Using Wii video games to help patients recover from traumatic injuries, the transitional rehab team at Long Beach Memorial is making rehabilitation even more fun with a competition at 11 a.m. Saturday for a good cause.
Long Beach Memorial has one of the few live-in rehab homes for patient transition from the hospital.
Patients and physicians will compete in the 3rd Annual WiiHAB Championship fundraiser, with proceeds going to MemorialCare Rehabilitation Institute. The money raised -$100,000 is the goal and they are at $71,416 with donors online - will buy new equipment and further the development programs that have helped people like Mario Leon.
The 25-year-old is as excited to compete in the unique fundraiser as he is to be recovering from a traumatic brain injury.
“I am grateful to Long Beach Memorial and the rehab team for helping me with my first steps toward recovery and getting a normal life back,” Leon said in a statement.
A trip with friends to Joshua Tree National Park nearly turned deadly for Leon when on New Year’s of 2011, he slipped while hiking in the dusk, falling about 20 feet. His skull was fractured into 16 pieces, his brain swelled and he slipped into a coma for six days, surviving on feeding and tracheostomy (breathing) tubes for a time.
Requiring intensive rehabilitation, Leon greatly benefited from balance games on Wii consoles made available to him by the transitional rehab team at Long Beach Memorial, which is one of few local hospitals to offer a live-in transitional rehab house combining physical, occupational and recreational therapy, according to a statement.
Now he is returning the favor by raising money for the program that helped him.

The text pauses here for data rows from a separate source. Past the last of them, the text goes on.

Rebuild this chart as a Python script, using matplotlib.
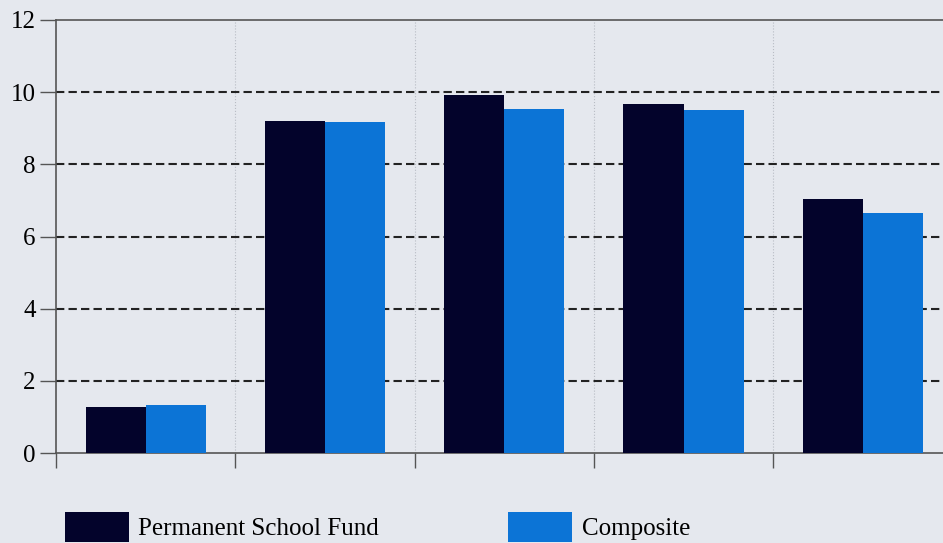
#!/usr/bin/env python3
"""Grouped bars: Permanent School Fund vs Composite."""

import matplotlib
matplotlib.use("Agg")
import matplotlib.pyplot as plt
import numpy as np
from matplotlib.patches import Patch

groups = ["1", "2", "3", "4", "5"]
fund_values = [1.28, 9.20, 9.92, 9.66, 7.05]
composite_values = [1.32, 9.17, 9.52, 9.50, 6.64]
series_names = ["Permanent School Fund", "Composite"]
y_ticks = [0, 2, 4, 6, 8, 10, 12]

DARK = "#03032b"
BLUE = "#0c74d6"
BG = "#e5e8ee"

plt.rcParams["font.family"] = ["Liberation Serif", "DejaVu Serif"]

fig = plt.figure(figsize=(9.43, 5.43), dpi=100, facecolor=BG)
ax = fig.add_axes([56 / 943, 90 / 543, 896.5 / 943, 433 / 543])
ax.set_facecolor(BG)

x = np.arange(len(groups))
w = 0.335
ax.bar(x - w / 2, fund_values, w, color=DARK, zorder=3)
ax.bar(x + w / 2, composite_values, w, color=BLUE, zorder=3)

ax.set_xlim(-0.5, len(groups) - 0.5)
ax.set_ylim(0, 12)
ax.set_yticks(y_ticks)
ax.set_yticklabels([str(t) for t in y_ticks], fontsize=18)

# category boundaries as x ticks, no labels
bounds = np.arange(len(groups) + 1) - 0.5
ax.set_xticks(bounds)
ax.set_xticklabels([])
ax.tick_params(axis="x", direction="out", length=11, width=1, color="#555555")
ax.tick_params(axis="y", direction="out", length=11.5, width=1, color="#555555", pad=3)

for b in bounds[1:-1]:
    ax.axvline(b, color="#b8bcc4", lw=0.8, ls=":", zorder=1)
for t in y_ticks[1:-1]:
    ax.axhline(t, color="#222222", lw=1.5, ls=(0, (4, 2)), zorder=2)

for side in ["top", "left", "bottom"]:
    ax.spines[side].set_color("#555555")
    ax.spines[side].set_linewidth(1.2)
ax.spines["right"].set_visible(False)

handles = [Patch(facecolor=DARK, edgecolor="none"), Patch(facecolor=BLUE, edgecolor="none")]
fig.legend(handles, series_names, loc="upper left",
           bbox_to_anchor=(42 / 943, 1 - 489 / 543), ncol=2, frameon=False,
           fontsize=18, handlelength=2.56, handleheight=1.5,
           handletextpad=0.4, columnspacing=5.16)

fig.savefig("out.png", dpi=100, facecolor=BG)
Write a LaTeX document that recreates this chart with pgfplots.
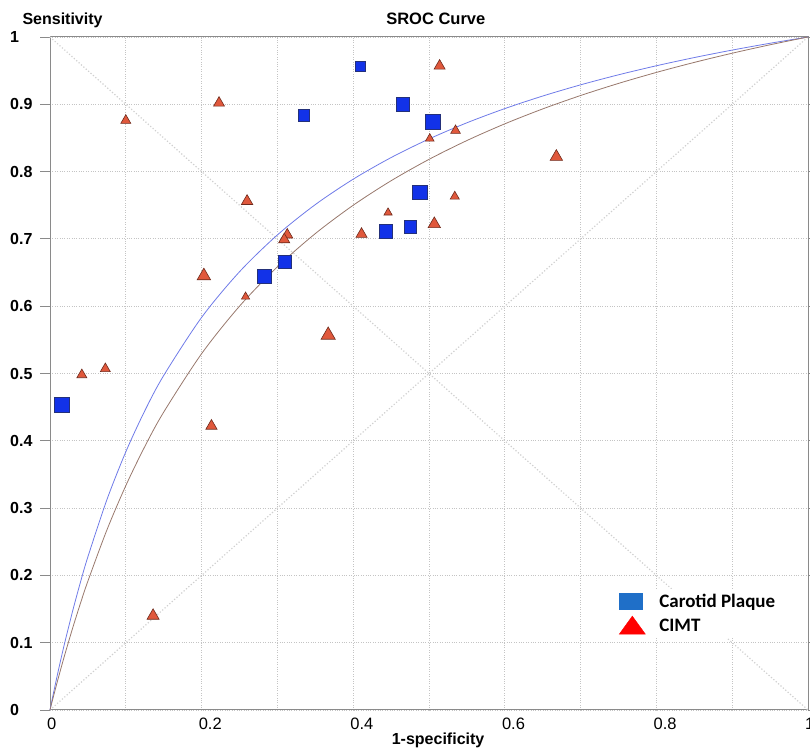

An avid cyclist prior to his injury 25-year-old, Leon hopes to cycle again. Until then, he will keep training and will vie against a number of odds for the title of WiiHAB champion.
“It’s been an entirely new learning process with life. My main problem is diplopia, commonly known as double vision, an obstacle stopping me from living my life how I want to,” Mario said in a statement. “I will overcome it.”